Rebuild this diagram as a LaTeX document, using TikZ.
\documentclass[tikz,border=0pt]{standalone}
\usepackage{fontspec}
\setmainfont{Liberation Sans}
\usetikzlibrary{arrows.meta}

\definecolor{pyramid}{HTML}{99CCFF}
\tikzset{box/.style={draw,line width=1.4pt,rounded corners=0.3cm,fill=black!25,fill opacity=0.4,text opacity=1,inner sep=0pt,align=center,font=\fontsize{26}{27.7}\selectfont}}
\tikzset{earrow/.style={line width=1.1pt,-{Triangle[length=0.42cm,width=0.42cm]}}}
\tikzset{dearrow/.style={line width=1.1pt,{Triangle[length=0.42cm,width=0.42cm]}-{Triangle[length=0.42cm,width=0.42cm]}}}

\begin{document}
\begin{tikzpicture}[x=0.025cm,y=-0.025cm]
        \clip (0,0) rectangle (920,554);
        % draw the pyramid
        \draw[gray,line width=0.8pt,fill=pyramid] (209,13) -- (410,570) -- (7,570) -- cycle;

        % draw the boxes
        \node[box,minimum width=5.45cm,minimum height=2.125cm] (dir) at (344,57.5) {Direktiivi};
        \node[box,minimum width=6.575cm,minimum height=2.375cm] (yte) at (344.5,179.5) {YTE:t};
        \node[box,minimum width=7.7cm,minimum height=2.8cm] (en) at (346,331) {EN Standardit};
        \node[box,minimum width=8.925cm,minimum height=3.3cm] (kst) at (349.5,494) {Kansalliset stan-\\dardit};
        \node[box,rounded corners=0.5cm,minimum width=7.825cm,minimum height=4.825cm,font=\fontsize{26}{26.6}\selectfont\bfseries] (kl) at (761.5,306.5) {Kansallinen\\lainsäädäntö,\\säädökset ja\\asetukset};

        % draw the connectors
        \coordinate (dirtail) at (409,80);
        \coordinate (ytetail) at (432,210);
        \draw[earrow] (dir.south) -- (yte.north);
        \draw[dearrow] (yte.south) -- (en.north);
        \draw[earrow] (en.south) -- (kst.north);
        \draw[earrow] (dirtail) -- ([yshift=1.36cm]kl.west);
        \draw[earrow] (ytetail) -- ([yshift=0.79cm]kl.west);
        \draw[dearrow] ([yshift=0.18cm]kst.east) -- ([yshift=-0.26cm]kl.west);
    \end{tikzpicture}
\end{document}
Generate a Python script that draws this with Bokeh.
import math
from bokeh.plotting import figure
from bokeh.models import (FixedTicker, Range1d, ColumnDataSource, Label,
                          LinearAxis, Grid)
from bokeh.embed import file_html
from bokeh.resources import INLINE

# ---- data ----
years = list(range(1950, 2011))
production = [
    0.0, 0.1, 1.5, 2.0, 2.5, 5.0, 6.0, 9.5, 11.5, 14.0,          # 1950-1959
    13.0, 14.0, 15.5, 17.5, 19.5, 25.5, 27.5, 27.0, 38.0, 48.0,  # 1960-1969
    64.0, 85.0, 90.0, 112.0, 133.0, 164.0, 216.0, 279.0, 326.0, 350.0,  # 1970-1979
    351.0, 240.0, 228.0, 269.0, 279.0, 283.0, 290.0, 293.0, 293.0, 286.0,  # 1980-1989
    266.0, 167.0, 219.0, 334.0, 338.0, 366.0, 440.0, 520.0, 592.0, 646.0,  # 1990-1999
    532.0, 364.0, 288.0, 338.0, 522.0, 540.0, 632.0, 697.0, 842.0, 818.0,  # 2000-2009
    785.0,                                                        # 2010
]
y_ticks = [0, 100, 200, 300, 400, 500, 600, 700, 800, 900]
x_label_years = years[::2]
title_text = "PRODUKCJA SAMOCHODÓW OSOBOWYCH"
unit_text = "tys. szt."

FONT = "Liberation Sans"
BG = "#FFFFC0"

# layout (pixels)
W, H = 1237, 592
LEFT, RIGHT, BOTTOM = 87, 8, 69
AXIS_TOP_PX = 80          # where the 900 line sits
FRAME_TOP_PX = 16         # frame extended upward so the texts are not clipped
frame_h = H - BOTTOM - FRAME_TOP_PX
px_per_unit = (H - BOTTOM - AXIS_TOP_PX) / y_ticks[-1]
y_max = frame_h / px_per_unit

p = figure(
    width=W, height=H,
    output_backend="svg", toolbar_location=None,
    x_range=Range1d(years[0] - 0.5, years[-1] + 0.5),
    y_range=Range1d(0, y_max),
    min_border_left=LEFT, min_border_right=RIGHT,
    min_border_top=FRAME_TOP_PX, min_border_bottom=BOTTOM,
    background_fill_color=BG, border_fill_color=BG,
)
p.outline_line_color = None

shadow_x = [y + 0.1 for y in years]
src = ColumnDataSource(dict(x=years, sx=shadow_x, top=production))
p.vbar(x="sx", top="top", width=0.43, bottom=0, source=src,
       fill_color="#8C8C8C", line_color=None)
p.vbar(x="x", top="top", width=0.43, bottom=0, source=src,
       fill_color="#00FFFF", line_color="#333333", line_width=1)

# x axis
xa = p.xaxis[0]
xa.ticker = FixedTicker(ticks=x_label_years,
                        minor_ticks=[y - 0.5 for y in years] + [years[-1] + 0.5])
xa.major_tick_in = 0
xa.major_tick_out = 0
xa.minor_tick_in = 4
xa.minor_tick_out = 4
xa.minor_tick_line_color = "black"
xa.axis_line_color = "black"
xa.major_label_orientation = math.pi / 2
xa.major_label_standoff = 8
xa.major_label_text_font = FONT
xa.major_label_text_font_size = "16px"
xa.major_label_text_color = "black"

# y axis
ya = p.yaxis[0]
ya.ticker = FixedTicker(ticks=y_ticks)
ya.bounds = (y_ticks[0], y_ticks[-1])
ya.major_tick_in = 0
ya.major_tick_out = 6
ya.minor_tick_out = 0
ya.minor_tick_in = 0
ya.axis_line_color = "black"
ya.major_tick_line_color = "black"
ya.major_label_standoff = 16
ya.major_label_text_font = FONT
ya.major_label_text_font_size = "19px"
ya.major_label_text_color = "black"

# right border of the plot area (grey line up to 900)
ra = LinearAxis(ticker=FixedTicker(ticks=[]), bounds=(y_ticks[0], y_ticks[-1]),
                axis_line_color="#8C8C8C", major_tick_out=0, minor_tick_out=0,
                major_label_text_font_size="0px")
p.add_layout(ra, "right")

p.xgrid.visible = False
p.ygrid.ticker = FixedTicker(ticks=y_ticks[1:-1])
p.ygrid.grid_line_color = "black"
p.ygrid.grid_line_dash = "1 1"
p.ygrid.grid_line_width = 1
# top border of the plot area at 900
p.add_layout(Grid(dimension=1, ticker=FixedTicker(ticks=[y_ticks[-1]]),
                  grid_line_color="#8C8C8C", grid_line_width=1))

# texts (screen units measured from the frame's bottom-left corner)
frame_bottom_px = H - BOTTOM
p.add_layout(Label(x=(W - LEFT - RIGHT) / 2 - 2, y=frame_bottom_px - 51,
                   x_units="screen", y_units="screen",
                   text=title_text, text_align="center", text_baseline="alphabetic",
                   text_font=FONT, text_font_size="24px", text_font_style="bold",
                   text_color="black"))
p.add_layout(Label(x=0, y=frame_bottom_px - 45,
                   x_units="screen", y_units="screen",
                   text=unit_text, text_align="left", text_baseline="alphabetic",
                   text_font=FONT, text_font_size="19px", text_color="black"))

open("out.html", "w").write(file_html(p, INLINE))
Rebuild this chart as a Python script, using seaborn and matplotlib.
######
▸ PROBLEM TO WORK ON:
Transcribe the full listing above without leaving anything out.

▸ COMPLETE OUTPUT:
Rebuild this diagram as a LaTeX document, using TikZ.
\documentclass[tikz,border=0pt]{standalone}
\usepackage{fontspec}
\setmainfont{Liberation Sans}
\usetikzlibrary{arrows.meta}

\definecolor{pyramid}{HTML}{99CCFF}
\tikzset{box/.style={draw,line width=1.4pt,rounded corners=0.3cm,fill=black!25,fill opacity=0.4,text opacity=1,inner sep=0pt,align=center,font=\fontsize{26}{27.7}\selectfont}}
\tikzset{earrow/.style={line width=1.1pt,-{Triangle[length=0.42cm,width=0.42cm]}}}
\tikzset{dearrow/.style={line width=1.1pt,{Triangle[length=0.42cm,width=0.42cm]}-{Triangle[length=0.42cm,width=0.42cm]}}}

\begin{document}
\begin{tikzpicture}[x=0.025cm,y=-0.025cm]
        \clip (0,0) rectangle (920,554);
        % draw the pyramid
        \draw[gray,line width=0.8pt,fill=pyramid] (209,13) -- (410,570) -- (7,570) -- cycle;

        % draw the boxes
        \node[box,minimum width=5.45cm,minimum height=2.125cm] (dir) at (344,57.5) {Direktiivi};
        \node[box,minimum width=6.575cm,minimum height=2.375cm] (yte) at (344.5,179.5) {YTE:t};
        \node[box,minimum width=7.7cm,minimum height=2.8cm] (en) at (346,331) {EN Standardit};
        \node[box,minimum width=8.925cm,minimum height=3.3cm] (kst) at (349.5,494) {Kansalliset stan-\\dardit};
        \node[box,rounded corners=0.5cm,minimum width=7.825cm,minimum height=4.825cm,font=\fontsize{26}{26.6}\selectfont\bfseries] (kl) at (761.5,306.5) {Kansallinen\\lainsäädäntö,\\säädökset ja\\asetukset};

        % draw the connectors
        \coordinate (dirtail) at (409,80);
        \coordinate (ytetail) at (432,210);
        \draw[earrow] (dir.south) -- (yte.north);
        \draw[dearrow] (yte.south) -- (en.north);
        \draw[earrow] (en.south) -- (kst.north);
        \draw[earrow] (dirtail) -- ([yshift=1.36cm]kl.west);
        \draw[earrow] (ytetail) -- ([yshift=0.79cm]kl.west);
        \draw[dearrow] ([yshift=0.18cm]kst.east) -- ([yshift=-0.26cm]kl.west);
    \end{tikzpicture}
\end{document}
Generate a Python script that draws this with Bokeh.
import math
from bokeh.plotting import figure
from bokeh.models import (FixedTicker, Range1d, ColumnDataSource, Label,
                          LinearAxis, Grid)
from bokeh.embed import file_html
from bokeh.resources import INLINE

# ---- data ----
years = list(range(1950, 2011))
production = [
    0.0, 0.1, 1.5, 2.0, 2.5, 5.0, 6.0, 9.5, 11.5, 14.0,          # 1950-1959
    13.0, 14.0, 15.5, 17.5, 19.5, 25.5, 27.5, 27.0, 38.0, 48.0,  # 1960-1969
    64.0, 85.0, 90.0, 112.0, 133.0, 164.0, 216.0, 279.0, 326.0, 350.0,  # 1970-1979
    351.0, 240.0, 228.0, 269.0, 279.0, 283.0, 290.0, 293.0, 293.0, 286.0,  # 1980-1989
    266.0, 167.0, 219.0, 334.0, 338.0, 366.0, 440.0, 520.0, 592.0, 646.0,  # 1990-1999
    532.0, 364.0, 288.0, 338.0, 522.0, 540.0, 632.0, 697.0, 842.0, 818.0,  # 2000-2009
    785.0,                                                        # 2010
]
y_ticks = [0, 100, 200, 300, 400, 500, 600, 700, 800, 900]
x_label_years = years[::2]
title_text = "PRODUKCJA SAMOCHODÓW OSOBOWYCH"
unit_text = "tys. szt."

FONT = "Liberation Sans"
BG = "#FFFFC0"

# layout (pixels)
W, H = 1237, 592
LEFT, RIGHT, BOTTOM = 87, 8, 69
AXIS_TOP_PX = 80          # where the 900 line sits
FRAME_TOP_PX = 16         # frame extended upward so the texts are not clipped
frame_h = H - BOTTOM - FRAME_TOP_PX
px_per_unit = (H - BOTTOM - AXIS_TOP_PX) / y_ticks[-1]
y_max = frame_h / px_per_unit

p = figure(
    width=W, height=H,
    output_backend="svg", toolbar_location=None,
    x_range=Range1d(years[0] - 0.5, years[-1] + 0.5),
    y_range=Range1d(0, y_max),
    min_border_left=LEFT, min_border_right=RIGHT,
    min_border_top=FRAME_TOP_PX, min_border_bottom=BOTTOM,
    background_fill_color=BG, border_fill_color=BG,
)
p.outline_line_color = None

shadow_x = [y + 0.1 for y in years]
src = ColumnDataSource(dict(x=years, sx=shadow_x, top=production))
p.vbar(x="sx", top="top", width=0.43, bottom=0, source=src,
       fill_color="#8C8C8C", line_color=None)
p.vbar(x="x", top="top", width=0.43, bottom=0, source=src,
       fill_color="#00FFFF", line_color="#333333", line_width=1)

# x axis
xa = p.xaxis[0]
xa.ticker = FixedTicker(ticks=x_label_years,
                        minor_ticks=[y - 0.5 for y in years] + [years[-1] + 0.5])
xa.major_tick_in = 0
xa.major_tick_out = 0
xa.minor_tick_in = 4
xa.minor_tick_out = 4
xa.minor_tick_line_color = "black"
xa.axis_line_color = "black"
xa.major_label_orientation = math.pi / 2
xa.major_label_standoff = 8
xa.major_label_text_font = FONT
xa.major_label_text_font_size = "16px"
xa.major_label_text_color = "black"

# y axis
ya = p.yaxis[0]
ya.ticker = FixedTicker(ticks=y_ticks)
ya.bounds = (y_ticks[0], y_ticks[-1])
ya.major_tick_in = 0
ya.major_tick_out = 6
ya.minor_tick_out = 0
ya.minor_tick_in = 0
ya.axis_line_color = "black"
ya.major_tick_line_color = "black"
ya.major_label_standoff = 16
ya.major_label_text_font = FONT
ya.major_label_text_font_size = "19px"
ya.major_label_text_color = "black"

# right border of the plot area (grey line up to 900)
ra = LinearAxis(ticker=FixedTicker(ticks=[]), bounds=(y_ticks[0], y_ticks[-1]),
                axis_line_color="#8C8C8C", major_tick_out=0, minor_tick_out=0,
                major_label_text_font_size="0px")
p.add_layout(ra, "right")

p.xgrid.visible = False
p.ygrid.ticker = FixedTicker(ticks=y_ticks[1:-1])
p.ygrid.grid_line_color = "black"
p.ygrid.grid_line_dash = "1 1"
p.ygrid.grid_line_width = 1
# top border of the plot area at 900
p.add_layout(Grid(dimension=1, ticker=FixedTicker(ticks=[y_ticks[-1]]),
                  grid_line_color="#8C8C8C", grid_line_width=1))

# texts (screen units measured from the frame's bottom-left corner)
frame_bottom_px = H - BOTTOM
p.add_layout(Label(x=(W - LEFT - RIGHT) / 2 - 2, y=frame_bottom_px - 51,
                   x_units="screen", y_units="screen",
                   text=title_text, text_align="center", text_baseline="alphabetic",
                   text_font=FONT, text_font_size="24px", text_font_style="bold",
                   text_color="black"))
p.add_layout(Label(x=0, y=frame_bottom_px - 45,
                   x_units="screen", y_units="screen",
                   text=unit_text, text_align="left", text_baseline="alphabetic",
                   text_font=FONT, text_font_size="19px", text_color="black"))

open("out.html", "w").write(file_html(p, INLINE))
Rebuild this chart as a Python script, using seaborn and matplotlib.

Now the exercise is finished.